===== STORED DATA =====
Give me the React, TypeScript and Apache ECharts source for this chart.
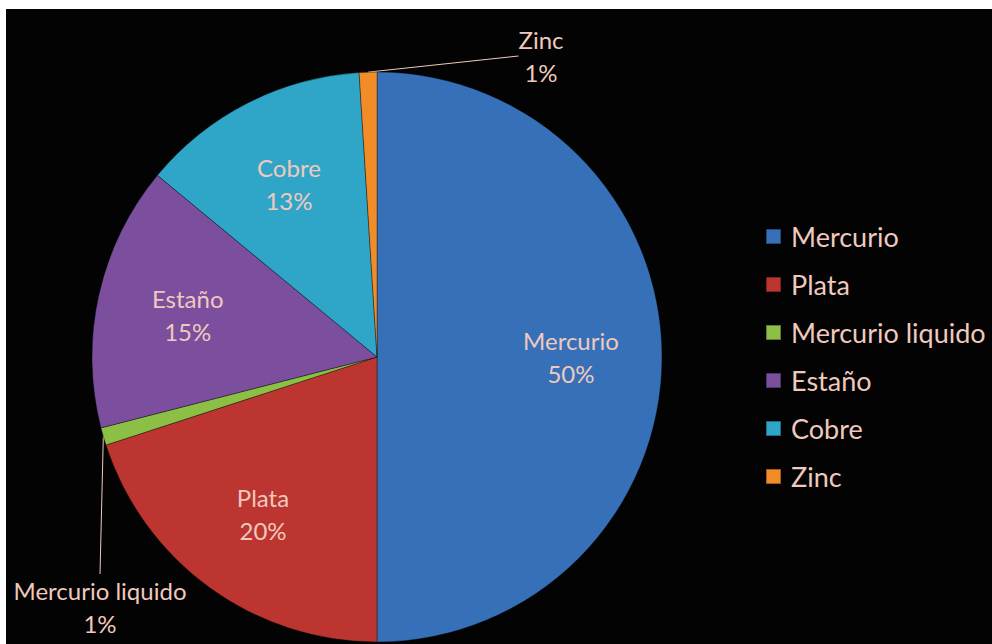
import React, { useEffect, useRef } from "react";
import * as echarts from "echarts";

const categories = ["Mercurio", "Plata", "Mercurio liquido", "Estaño", "Cobre", "Zinc"];
const values = [50, 20, 1, 15, 13, 1];
const colors = ["#3670b8", "#bd3530", "#8cbf46", "#7b4f9e", "#2fa6c8", "#f28c28"];
const outsideNames = ["Zinc", "Mercurio liquido"];

const TEXT = "#efc9bd";
const FONT = "Lato, 'Open Sans', sans-serif";
const CX = 377;
const CY = 357;
const R = 285;

export default function App() {
  const ref = useRef<HTMLDivElement>(null);
  useEffect(() => {
    document.body.style.margin = "0";
    const chart = echarts.init(ref.current!, null, { renderer: "svg" });
    const data = categories.map((name, i) => ({
      name,
      value: values[i],
      itemStyle: { color: colors[i] },
    }));
    const labelData = categories.map((name, i) => {
      const outside = outsideNames.includes(name);
      return {
        name,
        value: values[i],
        label: outside
          ? { position: "outside", show: true, overflow: "none" }
          : { position: "inside", show: true },
        labelLine: { show: outside },
      };
    });
    chart.setOption({
      animation: false,
      backgroundColor: "#ffffff",
      graphic: [
        {
          type: "rect",
          z: -10,
          silent: true,
          shape: { x: 6, y: 9, width: 986, height: 635 },
          style: { fill: "#030303" },
        },
      ],
      legend: {
        orient: "vertical",
        left: 760,
        top: 218,
        itemWidth: 15,
        itemHeight: 15,
        itemGap: 21,
        icon: "rect",
        data: categories,
        textStyle: {
          color: TEXT,
          fontFamily: FONT,
          fontSize: 27,
          lineHeight: 27,
          padding: [0, 0, 0, 5],
        },
      },
      series: [
        {
          type: "pie",
          center: [CX, CY],
          radius: [0, R],
          startAngle: 90,
          clockwise: true,
          silent: true,
          label: { show: false },
          labelLine: { show: false },
          itemStyle: { borderColor: "rgba(0,0,0,0.35)", borderWidth: 1 },
          data,
        },
        {
          type: "pie",
          center: [CX, CY],
          radius: [R * 0.34, R],
          startAngle: 90,
          clockwise: true,
          silent: true,
          itemStyle: { color: "rgba(0,0,0,0)" },
          label: {
            show: true,
            formatter: "{b}\n{d}%",
            color: TEXT,
            fontFamily: FONT,
            fontSize: 24,
            lineHeight: 33,
            align: "center",
          },
          labelLine: {
            show: true,
            length: 20,
            length2: 0,
            lineStyle: { color: TEXT, width: 1 },
          },
          labelLayout: (params: any) => {
            const name = categories[params.dataIndex];
            if (name === "Zinc") {
              return { x: 541, y: 56, align: "center", verticalAlign: "middle" };
            }
            if (name === "Mercurio liquido") {
              return { x: 100, y: 607, align: "center", verticalAlign: "middle" };
            }
            return {};
          },
          data: labelData,
        },
      ],
    });
    return () => chart.dispose();
  }, []);
  return <div ref={ref} style={{ width: 992, height: 644 }} />;
}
=====
▸ **TASK DETAILS**: Leave out the pictures, then repeat the listing above exactly from its first line to the line with "const R = 285;", inclusive.

▸ **PROBLEM SOLUTION**:
Give me the React, TypeScript and Apache ECharts source for this chart.
import React, { useEffect, useRef } from "react";
import * as echarts from "echarts";

const categories = ["Mercurio", "Plata", "Mercurio liquido", "Estaño", "Cobre", "Zinc"];
const values = [50, 20, 1, 15, 13, 1];
const colors = ["#3670b8", "#bd3530", "#8cbf46", "#7b4f9e", "#2fa6c8", "#f28c28"];
const outsideNames = ["Zinc", "Mercurio liquido"];

const TEXT = "#efc9bd";
const FONT = "Lato, 'Open Sans', sans-serif";
const CX = 377;
const CY = 357;
const R = 285;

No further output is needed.